Even tech 2 frigates are HUGE and can hold quite a lot of crew, and have definitely some room for more computers.
Installing a small bridge manually won't be a problem, except... time and cost.
And, of course, hiring extra crew (who would agree and have competence to serve on such ship), and performing way beyond efficiency.
For example, some modules might even not activate, because your powergrid and computers would be run inefficiently, and couldn't support extra upgrades.


Issues with modules not activating due to inefficient power grid and computers are unheard of in this time and age. Either you are using some really outdated hardware or your starship architect is incompetent.

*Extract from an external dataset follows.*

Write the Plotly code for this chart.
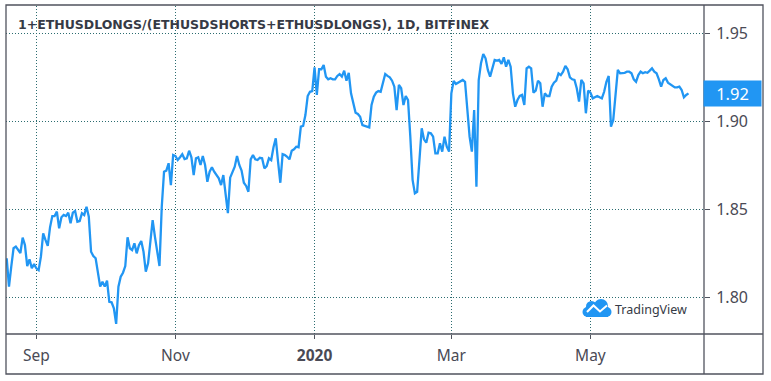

Hiring extra crew isn't going to help matters for a capsuleer ships, especially ships specially designed for capsuleer use such as the tech 2 vessels. Most systems are now automatic, and the machinery that makes this possible is what's taking the majority of the space. Supercomputers and servers for data-sorting and firing solution, rail or maglev or vacuum tube cargo transportation systems, cargo auto-sorters, ammunition auto-loaders, ammunition storage and containment systems, sensor electronics, damage control, capacitor booster canister loaders, nanite tanks, shield emission arrays and supporting ICS, capacitors, reactors, heat sinks and radiators, power conduits, backup machinery in event of failure, nanite tanks, et cetera et cetera.

In a tech 2 frigate, what available space you have for crew is only enough to house about five or so crew members (because again, all these machines are taking most of the space), and they are there for on-the-spot calibrations, maintenance and repairs (or data analysis if the sensor systems and the supercomputers aren't up to snuff, or manual cargo moving for larger ships). Even then it's still a very tight fit. Any more crew members and you drive down efficiency instead of up since you are increasing the risk of workplace accidents.

A Minmatar warship is like a rusting Beetle with 500 horsepower Cardillac engines in the rear, armour plating bolted to chassis and a M2 Browning stuck on top.